Jay didn't say too much to me. I sat, a bit nervous, in his barber chair and felt every strand of separation. He carved small squares into my scalp, pulled and twisted. The aroma was pungent. Slightly sappy, salty, pure. I never asked what he was using. I imagined awapuhi, hemp seed, olive, beeswax. Trees.
I was alone in the shop with him the entire time. He wondered what I had been wondering. I told him travel. There were no babies then. Aaron and I were recently contemplating some sort of flight. A place that we hadn't seen before, maybe it didn't exist, but we held onto an idea for a simple life, villages and islands and a quaint home with lots of land. I told Brother Jay about our anticipation for discovering a passage. A voyage. He said that I had fears. He was right. He told me not to dwell on an exact route; he told me to "go". He never gave me a sense of where, but he spoke of his time in Vietnam, of his property on an island, of his wife, freedom, Africa. He mentioned Fiji. I was beside myself, how did he know?
He said that there was no need to search for a passageway, that I was already on the journey. He told me to keep going. He was working on creating intensely tight locks. I felt dazzled. He never stopped to show me a reflection in a mirror. He worked slowly. He spoke with confidence. With ease. He said that if I kept going I would get there.
He gave me so much more.
I didn't walk away from Brother Jay with a plan. I slipped away from his shop with a lighter head and a shear sense of contentment. Confidence. I whispered to myself, "I'm already there."

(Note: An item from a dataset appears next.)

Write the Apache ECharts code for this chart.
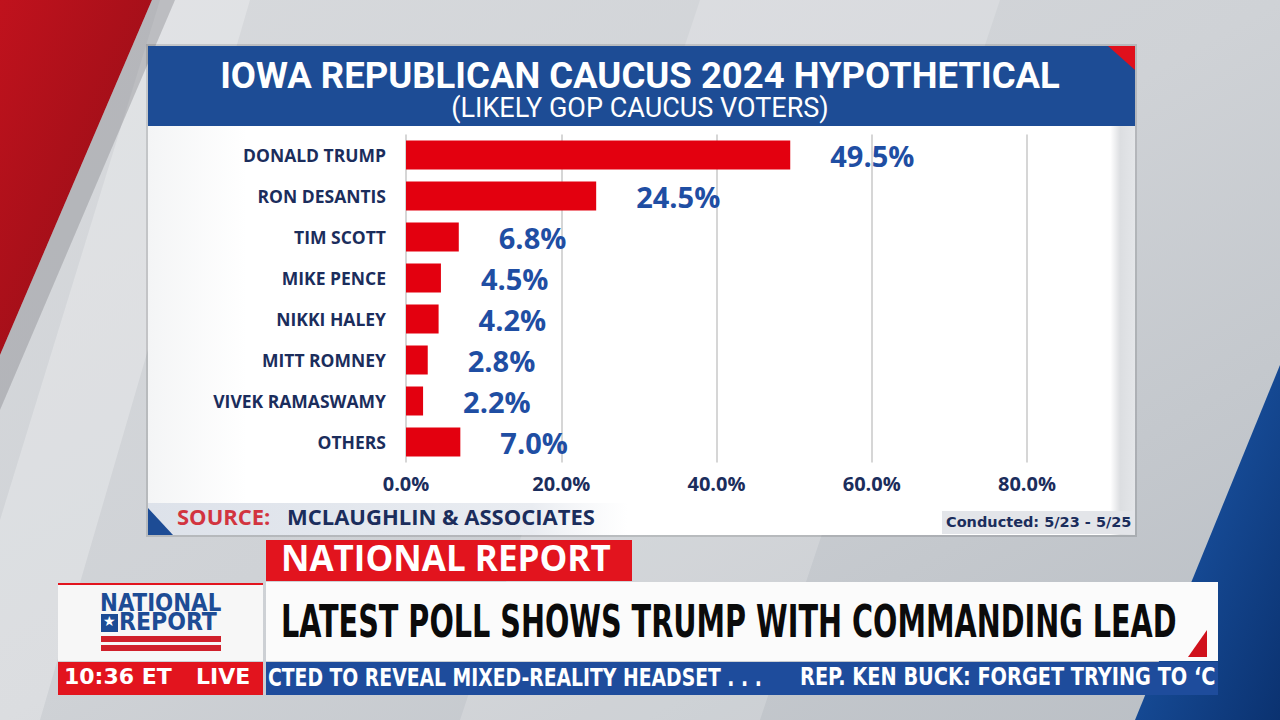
<!DOCTYPE html>
<html>
<head>
<meta charset="utf-8">
<script src="https://cdn.jsdelivr.net/npm/echarts@6/dist/echarts.min.js"></script>
<style>
html,body{margin:0;padding:0;width:1280px;height:720px;overflow:hidden;background:#d3d6d9;}
#chart{width:1280px;height:720px;}
</style>
</head>
<body>
<div id="chart"></div>
<script>
const categories = ['DONALD TRUMP','RON DESANTIS','TIM SCOTT','MIKE PENCE','NIKKI HALEY','MITT ROMNEY','VIVEK RAMASWAMY','OTHERS'];
const values = [49.5, 24.5, 6.8, 4.5, 4.2, 2.8, 2.2, 7.0];
const axisTicks = [0, 20, 40, 60, 80];
const titleText = 'IOWA REPUBLICAN CAUCUS 2024 HYPOTHETICAL';
const subtitleText = '(LIKELY GOP CAUCUS VOTERS)';
const sourceLabel = 'SOURCE:';
const sourceName = 'MCLAUGHLIN & ASSOCIATES';
const conducted = 'Conducted: 5/23 - 5/25';
const tabText = 'NATIONAL REPORT';
const headline = 'LATEST POLL SHOWS TRUMP WITH COMMANDING LEAD';
const tickerA = 'CTED TO REVEAL MIXED-REALITY HEADSET . . .';
const tickerB = 'REP. KEN BUCK: FORGET TRYING TO \u2018C';
const clock = '10:36 ET';
const liveText = 'LIVE';

const NAVY = '#1b2d5c';
const BLUE = '#1d4c95';
const LBL = '#1f4ea3';
const RED = '#e3000f';
const COND = '"DejaVu Sans Condensed", "DejaVu Sans", sans-serif';

const chart = echarts.init(document.getElementById('chart'), null, {renderer:'svg'});

const graphic = [
  // background
  {type:'rect', z:-10, shape:{x:0,y:0,width:1280,height:720},
   style:{fill:new echarts.graphic.LinearGradient(0,0,1,1,[{offset:0,color:'#d8dadd'},{offset:0.5,color:'#cfd2d6'},{offset:1,color:'#b9bec4'}])}},
  {type:'polygon', z:-9, shape:{points:[[160,0],[250,0],[40,720],[0,720],[0,520]]}, style:{fill:'rgba(255,255,255,0.25)'}},
  {type:'polygon', z:-9, shape:{points:[[700,0],[1000,0],[760,720],[460,720]]}, style:{fill:'rgba(255,255,255,0.18)'}},
  {type:'polygon', z:-9, shape:{points:[[0,0],[152,0],[0,355]]},
   style:{fill:new echarts.graphic.LinearGradient(0,0,1,1,[{offset:0,color:'#c0121d'},{offset:1,color:'#8e0d16'}])}},
  {type:'polygon', z:-9, shape:{points:[[152,0],[175,0],[0,410],[0,355]]}, style:{fill:'rgba(120,120,125,0.35)'}},
  {type:'polygon', z:-9, shape:{points:[[1280,365],[1280,720],[1135,720]]},
   style:{fill:new echarts.graphic.LinearGradient(0,0,1,1,[{offset:0,color:'#1f5fb5'},{offset:1,color:'#0b3270'}])}},
  // panel
  {type:'rect', z:-5, shape:{x:146,y:44,width:991,height:493}, style:{fill:'rgba(0,0,0,0.12)'}},
  {type:'rect', z:-4, shape:{x:148,y:126,width:987,height:409},
   style:{fill:new echarts.graphic.LinearGradient(0,0,1,0,[{offset:0,color:'#f4f5f6'},{offset:0.1,color:'#ffffff'},{offset:0.975,color:'#ffffff'},{offset:0.985,color:'#dcdee1'},{offset:1,color:'#e4e6e9'}])}},
  {type:'rect', z:-3, shape:{x:148,y:46,width:987,height:80}, style:{fill:BLUE}},
  {type:'polygon', z:-2, shape:{points:[[1108,46],[1135,46],[1135,70]]}, style:{fill:'#e0101c'}},
  // source strip
  {type:'rect', z:-3, shape:{x:148,y:503,width:480,height:32},
   style:{fill:new echarts.graphic.LinearGradient(0,0,1,0,[{offset:0,color:'#dde2ea'},{offset:0.8,color:'#e9ecf1'},{offset:1,color:'rgba(240,242,245,0)'}])}},
  {type:'polygon', z:-2, shape:{points:[[148,508],[173,535],[148,535]]}, style:{fill:BLUE}},
  {type:'text', left:177, top:505, style:{text:sourceLabel, fill:'#d2343f', font:'bold 22px "Open Sans", sans-serif'}},
  {type:'text', left:287, top:505, style:{text:sourceName, fill:NAVY, font:'bold 22px "Open Sans", sans-serif'}},
  {type:'rect', z:-2, shape:{x:942,y:511,width:193,height:23}, style:{fill:'#e3e5e9'}},
  {type:'text', left:946, top:514, style:{text:conducted, fill:NAVY, font:'bold 14.5px "DejaVu Sans", sans-serif'}},
  // lower third
  {type:'rect', shape:{x:266,y:540,width:366,height:41}, style:{fill:'#e2141e'}},
  {type:'text', left:281, top:540, style:{text:tabText, fill:'#ffffff', font:'bold 35px "Open Sans", sans-serif'}},
  {type:'rect', shape:{x:266,y:582,width:952,height:79}, style:{fill:'#fbfbfb'}},
  {type:'polygon', shape:{points:[[1207,630],[1207,657],[1188,657]]}, style:{fill:'#d0111c'}},
  {type:'text', x:281, y:600, scaleX:0.725, style:{text:headline, fill:'#0b0b0b', font:'bold 44px ' + COND}},
  {type:'rect', shape:{x:58,y:583,width:205,height:78}, style:{fill:'#f7f7f7'}},
  {type:'rect', shape:{x:58,y:583,width:205,height:2}, style:{fill:'#e2141e'}},
  {type:'text', x:100, y:590, scaleX:0.95, style:{text:'NATIONAL', fill:BLUE, font:'bold 25px ' + COND}},
  {type:'rect', shape:{x:101,y:614,width:17,height:18}, style:{fill:BLUE}},
  {type:'text', x:103, y:614, style:{text:'\u2605', fill:'#ffffff', font:'14px "DejaVu Sans"'}},
  {type:'text', x:119, y:609, scaleX:0.98, style:{text:'REPORT', fill:BLUE, font:'bold 25px ' + COND}},
  {type:'rect', shape:{x:101,y:636,width:120,height:6}, style:{fill:'#d0202b'}},
  {type:'rect', shape:{x:101,y:645,width:120,height:6}, style:{fill:'#d0202b'}},
  {type:'rect', shape:{x:58,y:662,width:205,height:33}, style:{fill:'#e2141e'}},
  {type:'text', left:64, top:665, style:{text:clock, fill:'#ffffff', font:'bold 22px "DejaVu Sans", sans-serif'}},
  {type:'text', left:196, top:665, style:{text:liveText, fill:'#ffffff', font:'bold 22px "DejaVu Sans", sans-serif'}},
  {type:'rect', shape:{x:266,y:662,width:952,height:33}, style:{fill:'#1e4c9c'}},
  {type:'text', x:268, y:665, scaleX:0.87, style:{text:tickerA, fill:'#ffffff', font:'bold 24px ' + COND}},
  {type:'text', x:800, y:665, scaleX:0.895, style:{text:tickerB, fill:'#ffffff', font:'bold 24px ' + COND}}
];

const option = {
  animation:false,
  backgroundColor:'transparent',
  title:{
    text:'{t|' + titleText + '}\n{s|' + subtitleText + '}', left:'center', top:58.5, padding:0,
    textStyle:{
      rich:{
        t:{color:'#ffffff', fontSize:36.5, lineHeight:33, fontWeight:'bold', fontFamily:'Roboto, sans-serif', align:'center'},
        s:{color:'#ffffff', fontSize:27, lineHeight:32, fontWeight:'normal', fontFamily:'Roboto, sans-serif', align:'center'}
      }
    }
  },
  grid:{left:406, right:253, top:134.5, bottom:257.5, containLabel:false},
  xAxis:{
    type:'value', min:axisTicks[0], max:axisTicks[axisTicks.length-1], interval:axisTicks[1]-axisTicks[0],
    axisLine:{show:false}, axisTick:{show:false},
    splitLine:{lineStyle:{color:'#d6d6d6', width:2}},
    axisLabel:{margin:11, color:NAVY, fontSize:20, fontWeight:'bold', fontFamily:'"Open Sans", sans-serif',
      formatter:v => v.toFixed(1) + '%'}
  },
  yAxis:{
    type:'category', data:categories, inverse:true,
    axisLine:{show:false}, axisTick:{show:false},
    axisLabel:{margin:20, color:NAVY, fontSize:17.5, fontWeight:'bold', fontFamily:'"Open Sans", sans-serif'}
  },
  series:[{
    type:'bar', data:values, barWidth:29,
    itemStyle:{color:RED},
    label:{show:true, position:'right', distance:40, color:LBL, fontSize:29, fontWeight:'bold',
      fontFamily:'"Open Sans", sans-serif', formatter:p => p.value.toFixed(1) + '%'}
  }],
  graphic:graphic
};
chart.setOption(option);
</script>
</body>
</html>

Aaron had a visit with Jay the day prior. I never asked my husband what they spoke of.
The following week we were 'let go' at our jobs (we worked for the same company then). They never used the word "fired". They, simply, regarded our hair as "unprofessional". There was no use arguing, so we walked away together. This was our first month in our new apartment together. I was pregnant two months later. We were poor. A bit scared. I thought about Jay. I visited his shop a couple of times, during those days, just to look at beads. He didn't say much to me, he just looked at me. He bore the most telling gaze. And I knew, that the journey had already begun. That we were ready for our flight. That the squares had paved an undeniable path. That we would go.
His wakeful eyes, his thinning hair, his endless locks. His clever sense, witty and sound. The man with the yellow van and the discount prices is a guru.
He helped us to slip from the cracks and allowed us to let go. I wonder if he knew that we would never come back.